Produce word for word the lines of the data below running from the one that has "Write the matplotlib code for this chart." to the one that has "pad=9, labelsize=8, labelcolor=grey)", inclusive, and no others.

--*--

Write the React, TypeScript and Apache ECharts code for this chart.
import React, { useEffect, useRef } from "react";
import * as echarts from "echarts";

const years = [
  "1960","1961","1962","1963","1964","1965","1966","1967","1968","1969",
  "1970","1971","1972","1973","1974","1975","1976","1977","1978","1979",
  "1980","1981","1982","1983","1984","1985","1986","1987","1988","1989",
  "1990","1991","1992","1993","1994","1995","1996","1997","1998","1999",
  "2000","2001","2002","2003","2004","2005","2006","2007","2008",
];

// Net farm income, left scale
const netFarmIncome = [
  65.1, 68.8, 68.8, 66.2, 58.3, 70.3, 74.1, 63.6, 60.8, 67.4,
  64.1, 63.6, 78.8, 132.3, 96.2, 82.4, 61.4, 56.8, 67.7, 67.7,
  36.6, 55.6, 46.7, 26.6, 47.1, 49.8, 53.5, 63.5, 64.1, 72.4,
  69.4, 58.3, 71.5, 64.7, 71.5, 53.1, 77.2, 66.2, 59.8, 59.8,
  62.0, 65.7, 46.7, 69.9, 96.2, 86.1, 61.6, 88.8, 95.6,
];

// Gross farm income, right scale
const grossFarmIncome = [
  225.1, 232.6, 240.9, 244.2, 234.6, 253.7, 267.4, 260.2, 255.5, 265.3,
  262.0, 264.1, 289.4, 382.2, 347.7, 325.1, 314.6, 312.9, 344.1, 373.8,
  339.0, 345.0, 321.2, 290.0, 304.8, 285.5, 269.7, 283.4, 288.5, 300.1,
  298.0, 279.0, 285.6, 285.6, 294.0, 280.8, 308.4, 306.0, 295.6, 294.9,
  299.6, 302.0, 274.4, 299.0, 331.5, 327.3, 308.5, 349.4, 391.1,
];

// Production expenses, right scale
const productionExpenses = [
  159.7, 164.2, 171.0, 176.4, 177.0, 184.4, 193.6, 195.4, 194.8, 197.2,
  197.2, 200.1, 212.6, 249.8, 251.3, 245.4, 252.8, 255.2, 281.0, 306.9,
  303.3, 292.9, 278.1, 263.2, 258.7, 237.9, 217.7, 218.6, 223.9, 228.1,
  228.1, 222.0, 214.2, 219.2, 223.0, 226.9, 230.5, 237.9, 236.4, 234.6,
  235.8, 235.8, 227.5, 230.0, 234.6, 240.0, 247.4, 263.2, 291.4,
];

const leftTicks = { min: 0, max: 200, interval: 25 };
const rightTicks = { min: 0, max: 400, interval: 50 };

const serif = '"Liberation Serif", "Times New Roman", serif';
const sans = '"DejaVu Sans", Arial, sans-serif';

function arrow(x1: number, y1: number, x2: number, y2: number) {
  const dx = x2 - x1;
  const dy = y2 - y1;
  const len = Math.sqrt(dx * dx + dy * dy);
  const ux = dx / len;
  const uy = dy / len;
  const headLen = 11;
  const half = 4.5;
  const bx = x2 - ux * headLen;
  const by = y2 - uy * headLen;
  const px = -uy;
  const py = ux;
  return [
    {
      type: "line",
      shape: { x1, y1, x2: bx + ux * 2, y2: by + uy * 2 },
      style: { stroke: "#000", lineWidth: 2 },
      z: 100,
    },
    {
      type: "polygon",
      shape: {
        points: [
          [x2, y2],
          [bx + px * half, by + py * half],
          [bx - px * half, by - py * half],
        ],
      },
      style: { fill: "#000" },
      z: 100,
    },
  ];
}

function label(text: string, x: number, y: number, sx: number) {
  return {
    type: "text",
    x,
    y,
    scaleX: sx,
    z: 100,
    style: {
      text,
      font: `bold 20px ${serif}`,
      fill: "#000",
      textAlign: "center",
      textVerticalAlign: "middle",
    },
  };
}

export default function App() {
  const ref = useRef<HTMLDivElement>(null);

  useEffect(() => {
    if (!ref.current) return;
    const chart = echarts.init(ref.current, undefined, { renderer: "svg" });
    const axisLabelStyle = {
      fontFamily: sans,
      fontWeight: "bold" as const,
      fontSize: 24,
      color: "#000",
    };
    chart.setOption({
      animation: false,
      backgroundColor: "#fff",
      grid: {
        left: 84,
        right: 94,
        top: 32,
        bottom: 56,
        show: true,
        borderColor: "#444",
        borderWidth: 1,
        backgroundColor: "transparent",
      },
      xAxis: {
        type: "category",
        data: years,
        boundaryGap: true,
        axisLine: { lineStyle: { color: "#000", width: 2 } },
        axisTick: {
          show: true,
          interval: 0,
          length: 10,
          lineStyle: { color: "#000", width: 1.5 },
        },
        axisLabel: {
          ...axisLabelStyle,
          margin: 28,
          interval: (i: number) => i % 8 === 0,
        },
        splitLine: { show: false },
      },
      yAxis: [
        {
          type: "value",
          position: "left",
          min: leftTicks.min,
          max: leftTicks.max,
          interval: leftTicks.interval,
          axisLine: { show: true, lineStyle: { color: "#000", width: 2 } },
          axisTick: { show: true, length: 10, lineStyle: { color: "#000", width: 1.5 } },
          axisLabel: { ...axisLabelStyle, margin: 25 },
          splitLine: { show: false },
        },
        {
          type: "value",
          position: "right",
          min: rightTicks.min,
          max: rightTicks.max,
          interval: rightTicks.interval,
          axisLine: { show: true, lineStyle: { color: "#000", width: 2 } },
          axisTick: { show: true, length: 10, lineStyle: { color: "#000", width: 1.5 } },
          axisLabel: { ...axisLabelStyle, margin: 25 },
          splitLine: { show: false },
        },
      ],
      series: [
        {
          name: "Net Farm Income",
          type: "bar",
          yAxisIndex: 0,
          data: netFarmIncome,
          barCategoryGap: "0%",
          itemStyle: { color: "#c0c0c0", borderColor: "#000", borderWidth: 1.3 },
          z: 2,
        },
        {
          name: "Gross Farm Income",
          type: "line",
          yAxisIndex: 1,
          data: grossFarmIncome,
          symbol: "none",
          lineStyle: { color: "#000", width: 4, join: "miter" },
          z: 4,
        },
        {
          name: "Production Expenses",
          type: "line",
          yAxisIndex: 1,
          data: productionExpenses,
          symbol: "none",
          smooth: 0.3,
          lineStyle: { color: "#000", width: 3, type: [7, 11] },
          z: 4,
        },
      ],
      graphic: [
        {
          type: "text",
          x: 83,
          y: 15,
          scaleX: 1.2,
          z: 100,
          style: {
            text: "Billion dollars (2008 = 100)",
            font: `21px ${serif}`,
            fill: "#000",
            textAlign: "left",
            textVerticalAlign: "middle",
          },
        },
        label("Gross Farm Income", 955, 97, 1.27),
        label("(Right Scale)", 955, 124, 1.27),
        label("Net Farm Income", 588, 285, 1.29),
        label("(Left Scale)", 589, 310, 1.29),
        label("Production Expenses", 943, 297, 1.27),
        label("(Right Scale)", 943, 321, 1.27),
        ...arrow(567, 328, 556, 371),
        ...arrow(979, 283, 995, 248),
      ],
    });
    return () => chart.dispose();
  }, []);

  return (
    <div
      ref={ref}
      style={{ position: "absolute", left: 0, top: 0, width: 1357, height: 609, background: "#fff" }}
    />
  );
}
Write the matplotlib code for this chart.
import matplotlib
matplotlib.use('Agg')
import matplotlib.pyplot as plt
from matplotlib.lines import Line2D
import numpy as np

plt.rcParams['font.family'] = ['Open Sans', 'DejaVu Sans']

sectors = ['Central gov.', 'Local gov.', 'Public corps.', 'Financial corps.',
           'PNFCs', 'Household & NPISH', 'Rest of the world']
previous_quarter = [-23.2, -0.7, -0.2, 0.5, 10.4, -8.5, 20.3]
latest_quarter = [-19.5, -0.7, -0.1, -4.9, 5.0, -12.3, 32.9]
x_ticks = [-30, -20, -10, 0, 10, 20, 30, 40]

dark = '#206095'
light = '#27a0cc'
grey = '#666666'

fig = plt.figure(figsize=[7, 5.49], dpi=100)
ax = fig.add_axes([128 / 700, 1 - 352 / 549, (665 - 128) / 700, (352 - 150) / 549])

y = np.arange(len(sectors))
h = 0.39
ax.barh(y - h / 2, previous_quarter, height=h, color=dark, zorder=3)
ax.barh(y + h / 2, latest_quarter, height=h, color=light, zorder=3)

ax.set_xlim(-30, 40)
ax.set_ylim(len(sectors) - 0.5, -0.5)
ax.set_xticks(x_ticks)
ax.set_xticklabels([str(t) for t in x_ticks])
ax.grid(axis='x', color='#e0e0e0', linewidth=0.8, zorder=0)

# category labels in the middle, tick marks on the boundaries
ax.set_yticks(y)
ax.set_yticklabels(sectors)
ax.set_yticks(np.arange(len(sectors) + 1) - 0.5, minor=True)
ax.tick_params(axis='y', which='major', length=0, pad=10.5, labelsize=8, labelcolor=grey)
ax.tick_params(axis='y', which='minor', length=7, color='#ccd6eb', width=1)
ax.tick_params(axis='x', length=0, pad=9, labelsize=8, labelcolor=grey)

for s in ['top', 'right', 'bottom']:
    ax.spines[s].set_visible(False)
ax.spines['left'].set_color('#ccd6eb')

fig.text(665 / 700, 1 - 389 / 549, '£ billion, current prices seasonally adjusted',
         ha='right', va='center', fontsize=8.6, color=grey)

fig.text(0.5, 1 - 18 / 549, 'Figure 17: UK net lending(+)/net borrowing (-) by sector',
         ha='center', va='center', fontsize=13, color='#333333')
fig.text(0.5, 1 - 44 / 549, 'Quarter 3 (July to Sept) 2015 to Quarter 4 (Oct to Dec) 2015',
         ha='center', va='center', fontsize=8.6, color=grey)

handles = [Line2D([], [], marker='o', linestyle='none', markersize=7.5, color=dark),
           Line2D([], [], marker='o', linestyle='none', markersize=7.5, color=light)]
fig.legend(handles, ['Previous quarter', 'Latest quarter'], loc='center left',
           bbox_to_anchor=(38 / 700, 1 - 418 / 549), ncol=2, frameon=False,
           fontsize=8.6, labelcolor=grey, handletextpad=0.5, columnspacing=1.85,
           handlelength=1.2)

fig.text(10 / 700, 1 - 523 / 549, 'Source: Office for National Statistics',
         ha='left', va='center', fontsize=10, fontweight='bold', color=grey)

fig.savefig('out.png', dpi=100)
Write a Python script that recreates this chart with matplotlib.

--*--

--- Task response ---
Write the matplotlib code for this chart.
import matplotlib
matplotlib.use('Agg')
import matplotlib.pyplot as plt
from matplotlib.lines import Line2D
import numpy as np

plt.rcParams['font.family'] = ['Open Sans', 'DejaVu Sans']

sectors = ['Central gov.', 'Local gov.', 'Public corps.', 'Financial corps.',
           'PNFCs', 'Household & NPISH', 'Rest of the world']
previous_quarter = [-23.2, -0.7, -0.2, 0.5, 10.4, -8.5, 20.3]
latest_quarter = [-19.5, -0.7, -0.1, -4.9, 5.0, -12.3, 32.9]
x_ticks = [-30, -20, -10, 0, 10, 20, 30, 40]

dark = '#206095'
light = '#27a0cc'
grey = '#666666'

fig = plt.figure(figsize=[7, 5.49], dpi=100)
ax = fig.add_axes([128 / 700, 1 - 352 / 549, (665 - 128) / 700, (352 - 150) / 549])

y = np.arange(len(sectors))
h = 0.39
ax.barh(y - h / 2, previous_quarter, height=h, color=dark, zorder=3)
ax.barh(y + h / 2, latest_quarter, height=h, color=light, zorder=3)

ax.set_xlim(-30, 40)
ax.set_ylim(len(sectors) - 0.5, -0.5)
ax.set_xticks(x_ticks)
ax.set_xticklabels([str(t) for t in x_ticks])
ax.grid(axis='x', color='#e0e0e0', linewidth=0.8, zorder=0)

# category labels in the middle, tick marks on the boundaries
ax.set_yticks(y)
ax.set_yticklabels(sectors)
ax.set_yticks(np.arange(len(sectors) + 1) - 0.5, minor=True)
ax.tick_params(axis='y', which='major', length=0, pad=10.5, labelsize=8, labelcolor=grey)
ax.tick_params(axis='y', which='minor', length=7, color='#ccd6eb', width=1)
ax.tick_params(axis='x', length=0, pad=9, labelsize=8, labelcolor=grey)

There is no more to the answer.